What is expected:
Where a line contains the word "this", copy that line in full.

========================================

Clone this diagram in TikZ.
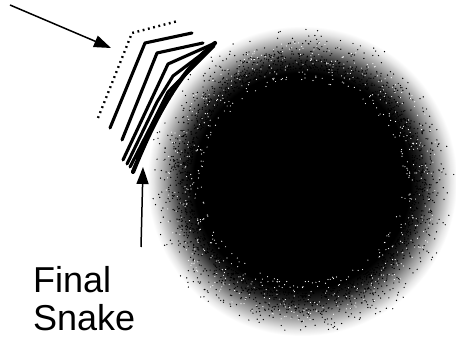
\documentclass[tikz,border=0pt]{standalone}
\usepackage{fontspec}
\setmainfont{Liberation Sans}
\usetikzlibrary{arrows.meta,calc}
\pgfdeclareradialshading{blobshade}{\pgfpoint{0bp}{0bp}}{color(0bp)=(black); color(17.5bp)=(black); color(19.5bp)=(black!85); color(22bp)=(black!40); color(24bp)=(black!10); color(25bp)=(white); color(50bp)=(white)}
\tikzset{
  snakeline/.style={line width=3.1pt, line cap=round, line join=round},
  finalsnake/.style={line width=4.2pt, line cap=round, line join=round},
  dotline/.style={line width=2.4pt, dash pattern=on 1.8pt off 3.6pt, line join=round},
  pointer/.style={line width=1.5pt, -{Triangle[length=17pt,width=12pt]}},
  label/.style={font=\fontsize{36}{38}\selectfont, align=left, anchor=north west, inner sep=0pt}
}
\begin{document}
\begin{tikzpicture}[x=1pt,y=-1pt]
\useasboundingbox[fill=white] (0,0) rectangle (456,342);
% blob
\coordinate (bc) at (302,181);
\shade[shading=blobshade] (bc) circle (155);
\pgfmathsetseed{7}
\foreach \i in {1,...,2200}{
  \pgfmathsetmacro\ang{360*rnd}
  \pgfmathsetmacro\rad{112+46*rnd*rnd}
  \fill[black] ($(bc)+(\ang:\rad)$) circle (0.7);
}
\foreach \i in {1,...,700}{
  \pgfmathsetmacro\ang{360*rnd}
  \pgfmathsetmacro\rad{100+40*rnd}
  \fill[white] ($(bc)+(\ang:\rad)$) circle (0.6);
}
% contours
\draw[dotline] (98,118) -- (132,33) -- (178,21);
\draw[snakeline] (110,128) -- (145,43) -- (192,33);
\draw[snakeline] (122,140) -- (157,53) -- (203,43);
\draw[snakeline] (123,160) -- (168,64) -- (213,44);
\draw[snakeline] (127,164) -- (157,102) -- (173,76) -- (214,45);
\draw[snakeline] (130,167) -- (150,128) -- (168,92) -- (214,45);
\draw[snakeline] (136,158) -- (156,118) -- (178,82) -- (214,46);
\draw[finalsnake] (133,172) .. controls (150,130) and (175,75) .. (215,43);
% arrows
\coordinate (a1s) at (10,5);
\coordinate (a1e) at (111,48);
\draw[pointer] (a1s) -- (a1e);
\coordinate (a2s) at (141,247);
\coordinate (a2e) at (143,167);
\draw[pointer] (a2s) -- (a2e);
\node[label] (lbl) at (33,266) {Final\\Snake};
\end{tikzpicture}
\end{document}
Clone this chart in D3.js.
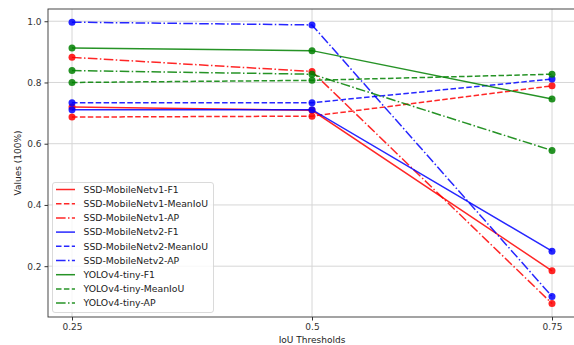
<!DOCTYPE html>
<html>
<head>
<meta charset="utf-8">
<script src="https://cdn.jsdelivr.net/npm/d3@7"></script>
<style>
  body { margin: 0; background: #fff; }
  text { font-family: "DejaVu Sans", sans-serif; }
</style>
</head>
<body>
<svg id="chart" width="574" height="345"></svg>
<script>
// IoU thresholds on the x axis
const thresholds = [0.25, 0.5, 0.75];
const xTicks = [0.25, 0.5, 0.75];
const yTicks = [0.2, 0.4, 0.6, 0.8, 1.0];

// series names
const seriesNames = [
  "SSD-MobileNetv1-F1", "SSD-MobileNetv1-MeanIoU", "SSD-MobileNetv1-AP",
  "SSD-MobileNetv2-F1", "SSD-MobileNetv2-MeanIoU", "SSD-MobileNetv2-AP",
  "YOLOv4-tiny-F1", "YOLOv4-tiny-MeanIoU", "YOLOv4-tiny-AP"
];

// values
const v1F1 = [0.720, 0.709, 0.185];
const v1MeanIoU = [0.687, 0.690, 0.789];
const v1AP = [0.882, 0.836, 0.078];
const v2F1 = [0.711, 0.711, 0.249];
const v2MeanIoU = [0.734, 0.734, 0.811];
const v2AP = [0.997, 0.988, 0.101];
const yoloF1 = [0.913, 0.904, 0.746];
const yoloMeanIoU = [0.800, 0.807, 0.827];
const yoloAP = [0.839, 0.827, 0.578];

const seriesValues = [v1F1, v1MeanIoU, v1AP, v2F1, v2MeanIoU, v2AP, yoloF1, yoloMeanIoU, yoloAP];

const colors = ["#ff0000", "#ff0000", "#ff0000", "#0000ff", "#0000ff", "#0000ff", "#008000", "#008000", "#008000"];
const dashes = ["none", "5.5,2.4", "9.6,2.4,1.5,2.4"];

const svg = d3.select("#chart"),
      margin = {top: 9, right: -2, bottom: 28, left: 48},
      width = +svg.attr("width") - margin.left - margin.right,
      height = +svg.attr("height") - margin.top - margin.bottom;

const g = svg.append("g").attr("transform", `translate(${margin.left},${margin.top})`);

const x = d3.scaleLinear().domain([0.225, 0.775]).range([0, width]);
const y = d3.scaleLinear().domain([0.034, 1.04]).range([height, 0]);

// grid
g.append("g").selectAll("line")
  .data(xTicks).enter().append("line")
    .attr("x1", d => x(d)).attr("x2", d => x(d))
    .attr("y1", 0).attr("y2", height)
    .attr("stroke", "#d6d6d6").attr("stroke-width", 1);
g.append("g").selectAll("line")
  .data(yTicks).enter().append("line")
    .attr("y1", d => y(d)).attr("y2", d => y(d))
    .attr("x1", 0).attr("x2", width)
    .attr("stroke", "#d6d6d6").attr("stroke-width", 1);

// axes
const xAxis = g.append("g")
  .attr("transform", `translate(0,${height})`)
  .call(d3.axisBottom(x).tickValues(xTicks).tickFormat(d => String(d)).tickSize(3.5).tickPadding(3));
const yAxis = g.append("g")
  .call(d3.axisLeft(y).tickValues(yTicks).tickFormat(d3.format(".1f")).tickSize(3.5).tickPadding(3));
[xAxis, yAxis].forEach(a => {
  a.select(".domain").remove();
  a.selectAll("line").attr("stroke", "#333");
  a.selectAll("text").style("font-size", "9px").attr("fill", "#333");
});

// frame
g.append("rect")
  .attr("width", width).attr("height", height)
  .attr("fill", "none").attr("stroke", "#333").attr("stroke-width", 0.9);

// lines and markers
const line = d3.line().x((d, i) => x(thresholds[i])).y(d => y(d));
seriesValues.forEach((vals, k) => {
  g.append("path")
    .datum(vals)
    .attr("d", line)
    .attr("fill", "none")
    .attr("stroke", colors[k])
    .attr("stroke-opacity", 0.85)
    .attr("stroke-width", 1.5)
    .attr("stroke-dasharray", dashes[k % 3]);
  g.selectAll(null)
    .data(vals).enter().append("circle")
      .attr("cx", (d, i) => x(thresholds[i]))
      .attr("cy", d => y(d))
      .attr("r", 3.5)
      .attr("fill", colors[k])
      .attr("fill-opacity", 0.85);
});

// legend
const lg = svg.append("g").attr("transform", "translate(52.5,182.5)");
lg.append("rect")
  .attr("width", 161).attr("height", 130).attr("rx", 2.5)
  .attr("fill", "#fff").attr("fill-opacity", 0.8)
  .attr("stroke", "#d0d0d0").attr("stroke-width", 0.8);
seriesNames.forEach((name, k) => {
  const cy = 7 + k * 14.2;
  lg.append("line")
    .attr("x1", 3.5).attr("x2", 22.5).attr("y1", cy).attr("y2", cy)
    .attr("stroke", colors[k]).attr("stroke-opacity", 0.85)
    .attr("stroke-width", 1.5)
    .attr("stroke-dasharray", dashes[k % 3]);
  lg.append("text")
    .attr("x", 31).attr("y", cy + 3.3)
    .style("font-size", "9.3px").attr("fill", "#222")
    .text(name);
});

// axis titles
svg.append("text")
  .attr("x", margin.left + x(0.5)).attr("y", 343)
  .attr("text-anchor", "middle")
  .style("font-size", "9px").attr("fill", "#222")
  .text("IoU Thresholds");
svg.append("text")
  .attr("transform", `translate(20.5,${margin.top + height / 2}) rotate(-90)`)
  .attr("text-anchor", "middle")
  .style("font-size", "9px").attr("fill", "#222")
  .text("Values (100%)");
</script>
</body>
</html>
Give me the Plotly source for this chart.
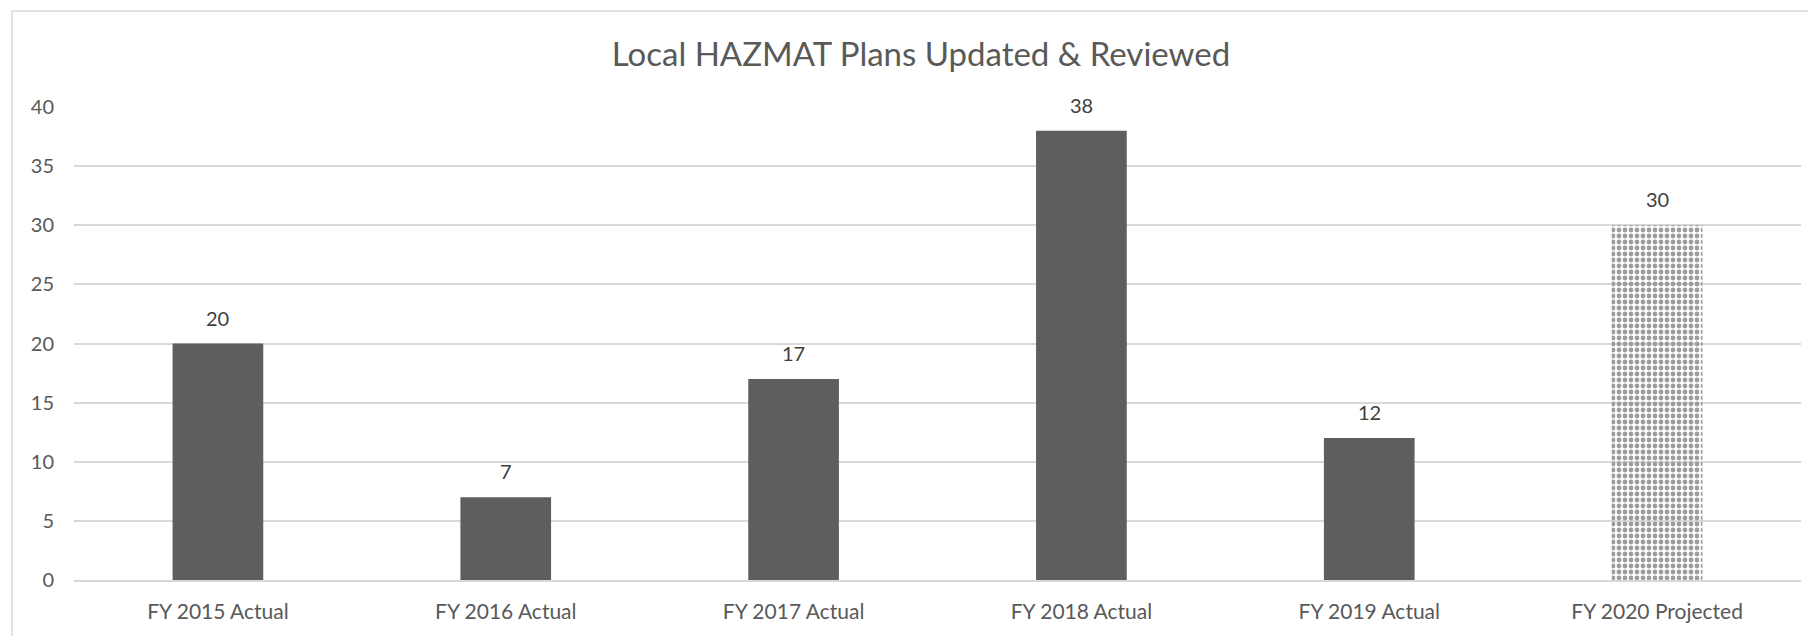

========================================

Complete response:
Clone this diagram in TikZ.
Clone this chart in D3.js.
Give me the Plotly source for this chart.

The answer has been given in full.